By Tunde Osho (with additional reports from financialwatchngr)
Today is the last day in the year 2017. It’s been a year of mixed blessings, depending on how one looks at it. Yes, things got tougher. Many people have lost their jobs, companies have shut down and we had never recorded the number of suicides we did in this country this year but there are still many reasons to look positive, especially as the country exited recession.
Well as we consumers usher in the year 2018, they do so with many expectations, look forward to better and greater customer service from manufacturers, retailers and service providers.
Companies, they believe, should place a great deal of importance on meeting customer expectations; providing a good customer experience, they wish should be a top strategic priority, which could also be used by them as a competitive advantage.
Given that, you would think that it is hard to make a sweeping generalisation about what “all customers” want, where customer service is concerned. Research however, tells us that there are some commonalities we can look at when setting the bar.
Customers want you to meet their expectations
It is complicated, and yet it’s simple. Customer frustration stems from a discontinuity between the expectation of a service interaction, and what is actually delivered.
A customer expectation of service from the Massachusetts Institute of Technology [MIT] Sloan Review found that customer expectations had two levels: desired (what the customer hopes to obtain) and sufficient (what the customer would actually find acceptable). But of course, there is a third level: unsatisfactory, where companies miss the mark entirely. The difference between these relative levels is significant and is surely something reflected in the corporate bottom line.
The key is to measure and understand customer expectations; only then can you begin to manage them. Many businesses have learned that it is often advantageous to “underpromise and overdeliver” in order to increase the likelihood of exceeding customer expectations. Others take pride in high expectations, knowing full well that they can deliver the goods.
Regardless of the approach, it’s imperative for companies to manage customer satisfaction.
Customers want options in how they contact you
There is a wealth of recent data citing the importance of channel preference on customer satisfaction. In a nutshell, customers expect companies to communicate with them on their preferred channel, be it in person, online, or on the phone.
Studies show that channel preference depends on the type of interaction. For example, for “simple” inquiries (like “what’s my bank balance?”) online self-serve and email are the preferred channel. However, as the inquiry gets more complex, speaking with a live agent becomes the dominant channel choice.
Being where the customer is, wherever that may be is the key to meeting customer expectations.
Customers expect a timely response.
It does not matter if you are in a store, on the phone, or online, no one likes to wait. Accordingly, the response times of channels you provide service on should be reasonable.
What is reasonable, of course, depends on your customers and their channel preference.

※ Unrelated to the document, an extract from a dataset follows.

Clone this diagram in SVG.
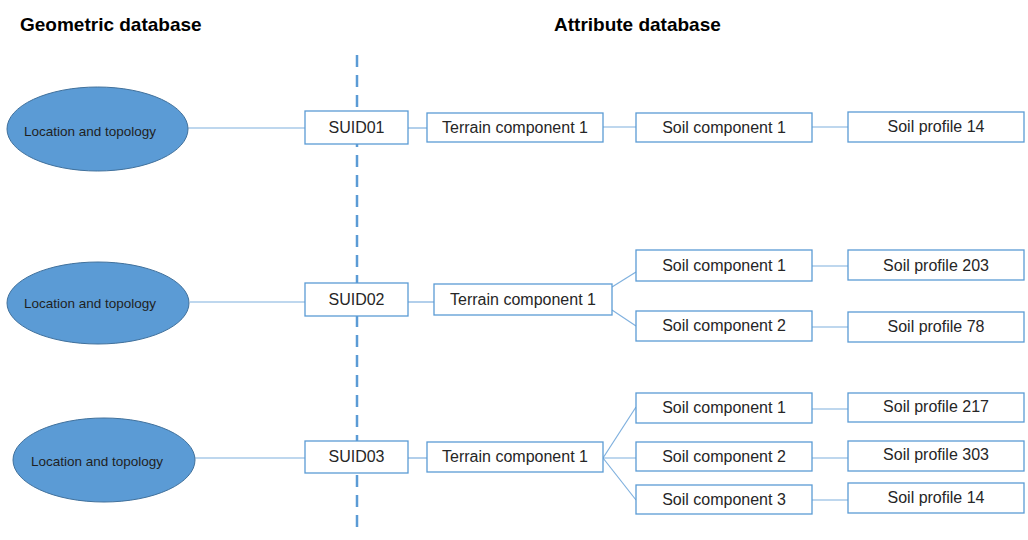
<svg xmlns="http://www.w3.org/2000/svg" width="1028" height="540" viewBox="0 0 1028 540">
  <style>
    .hdr { font-family: "Liberation Sans", Arial, sans-serif; font-weight: bold; font-size: 19px; fill: #000; }
    .box { fill: #ffffff; stroke: #5b9bd5; stroke-width: 1.3; }
    .ell { fill: #5b9bd5; stroke: #41719c; stroke-width: 1; }
    .lbl { font-family: "Liberation Sans", Arial, sans-serif; font-size: 16px; fill: #262626; text-anchor: middle; }
    .elbl { font-family: "Liberation Sans", Arial, sans-serif; font-size: 13.5px; fill: #1f1f1f; text-anchor: middle; }
    .conn line { stroke: #7fb0de; stroke-width: 1.2; }
    .divider { stroke: #5b9bd5; stroke-width: 2.5; stroke-dasharray: 12 8; }
  </style>
  <rect width="1028" height="540" fill="#ffffff"/>

  <!-- column headings -->
  <text class="hdr" x="20" y="31">Geometric database</text>
  <text class="hdr" x="554" y="31">Attribute database</text>

  <!-- divider between geometric and attribute parts -->
  <line class="divider" x1="357" y1="55" x2="357" y2="535"/>

  <!-- connectors -->
  <g id="connectors" class="conn">
    <line x1="188" y1="128" x2="305" y2="128"/>
    <line x1="408" y1="128" x2="427" y2="128"/>
    <line x1="603" y1="127" x2="636" y2="127"/>
    <line x1="812" y1="127" x2="848" y2="127"/>

    <line x1="190" y1="302" x2="305" y2="302"/>
    <line x1="408" y1="302" x2="434" y2="302"/>
    <line x1="612" y1="287" x2="636" y2="272"/>
    <line x1="612" y1="310" x2="636" y2="326"/>
    <line x1="812" y1="266" x2="848" y2="266"/>
    <line x1="812" y1="327" x2="848" y2="327"/>

    <line x1="195" y1="458" x2="305" y2="458"/>
    <line x1="408" y1="458" x2="427" y2="458"/>
    <line x1="603" y1="458" x2="636" y2="407"/>
    <line x1="603" y1="458" x2="636" y2="458"/>
    <line x1="603" y1="458" x2="636" y2="500"/>
    <line x1="812" y1="409" x2="848" y2="409"/>
    <line x1="812" y1="458" x2="848" y2="458"/>
    <line x1="812" y1="500" x2="848" y2="500"/>
  </g>

  <!-- row 1 -->
  <g id="geo1"><ellipse class="ell" cx="97.5" cy="129" rx="90.5" ry="42"/><text class="elbl" x="90" y="136">Location and topology</text></g>
  <g id="suid01"><rect class="box" x="305" y="111" width="103" height="33"/><text class="lbl" x="356.5" y="133">SUID01</text></g>
  <g id="terrain1"><rect class="box" x="427" y="113" width="176" height="29"/><text class="lbl" x="515" y="133">Terrain component 1</text></g>
  <g id="soil1_1"><rect class="box" x="636" y="113" width="176" height="29"/><text class="lbl" x="724" y="133">Soil component 1</text></g>
  <g id="profile1_14"><rect class="box" x="848" y="112" width="176" height="30"/><text class="lbl" x="936" y="132">Soil profile 14</text></g>

  <!-- row 2 -->
  <g id="geo2"><ellipse class="ell" cx="98" cy="303" rx="91" ry="41"/><text class="elbl" x="90" y="308">Location and topology</text></g>
  <g id="suid02"><rect class="box" x="305" y="283" width="103" height="33"/><text class="lbl" x="356.5" y="305">SUID02</text></g>
  <g id="terrain2"><rect class="box" x="434" y="284" width="178" height="31"/><text class="lbl" x="523" y="305">Terrain component 1</text></g>
  <g id="soil2_1"><rect class="box" x="636" y="250" width="176" height="31"/><text class="lbl" x="724" y="271">Soil component 1</text></g>
  <g id="profile2_203"><rect class="box" x="848" y="250" width="176" height="30"/><text class="lbl" x="936" y="271">Soil profile 203</text></g>
  <g id="soil2_2"><rect class="box" x="636" y="311" width="176" height="30"/><text class="lbl" x="724" y="331">Soil component 2</text></g>
  <g id="profile2_78"><rect class="box" x="848" y="312" width="176" height="30"/><text class="lbl" x="936" y="332">Soil profile 78</text></g>

  <!-- row 3 -->
  <g id="geo3"><ellipse class="ell" cx="104" cy="460" rx="91" ry="42"/><text class="elbl" x="97" y="466">Location and topology</text></g>
  <g id="suid03"><rect class="box" x="305" y="441" width="103" height="32"/><text class="lbl" x="356.5" y="462">SUID03</text></g>
  <g id="terrain3"><rect class="box" x="427" y="442" width="176" height="30"/><text class="lbl" x="515" y="462">Terrain component 1</text></g>
  <g id="soil3_1"><rect class="box" x="636" y="393" width="176" height="30"/><text class="lbl" x="724" y="413">Soil component 1</text></g>
  <g id="profile3_217"><rect class="box" x="848" y="393" width="176" height="29"/><text class="lbl" x="936" y="412">Soil profile 217</text></g>
  <g id="soil3_2"><rect class="box" x="636" y="442" width="176" height="29"/><text class="lbl" x="724" y="462">Soil component 2</text></g>
  <g id="profile3_303"><rect class="box" x="848" y="441" width="176" height="30"/><text class="lbl" x="936" y="460">Soil profile 303</text></g>
  <g id="soil3_3"><rect class="box" x="636" y="485" width="176" height="29"/><text class="lbl" x="724" y="505">Soil component 3</text></g>
  <g id="profile3_14"><rect class="box" x="848" y="483" width="176" height="30"/><text class="lbl" x="936" y="503">Soil profile 14</text></g>
</svg>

Customers want relationships (or, at least, a personalised experience).
Though we live in a seemingly anonymous culture (where “self-service” is so prevalent), customers increasingly want a personalised experience when it matters most. For example, a study by Wells Fargo found that outlook of banking transactions are made by customers who still prefer to do business with a teller (prompting Wells Fargo to tie their various platforms – ATM, online and in-person – together, to create a seamless, personalised experience between channels).
Today, technologies allow businesses to extend relationships with customers to the call centre. For example, agents can greet callers by name and have a complete history of their interactions with the company (purchases, transaction history, etc.), so those customers don’t have to repeat information every time they call.
This approach can also extend to proactively contacting customers, for example, sending electronic communication about relevant promotions, follow-up calls to ensure satisfaction, etcetera.
Fostering relationships with customers can significantly increase the likelihood of exceeding their expectations, turning them in to advocates of your brand.
Customers want you to solve their problems!
At the root of every customer inquiry is a desire for a quick resolution. It does not take a rocket scientist to understand that customers do not want to jump through hoops to get their problems fixed and questions answered.
Empowering your front-line agents so they have the ability to resolve customer issues is key. With each transfer, subsequent call or email, customers lose patience with your organisation, resulting in a loss of goodwill which can significantly affect your ability to retain and grow your customer base.
Solving customer problems right away is a sure-fire way to avoid issues from your customers down the line.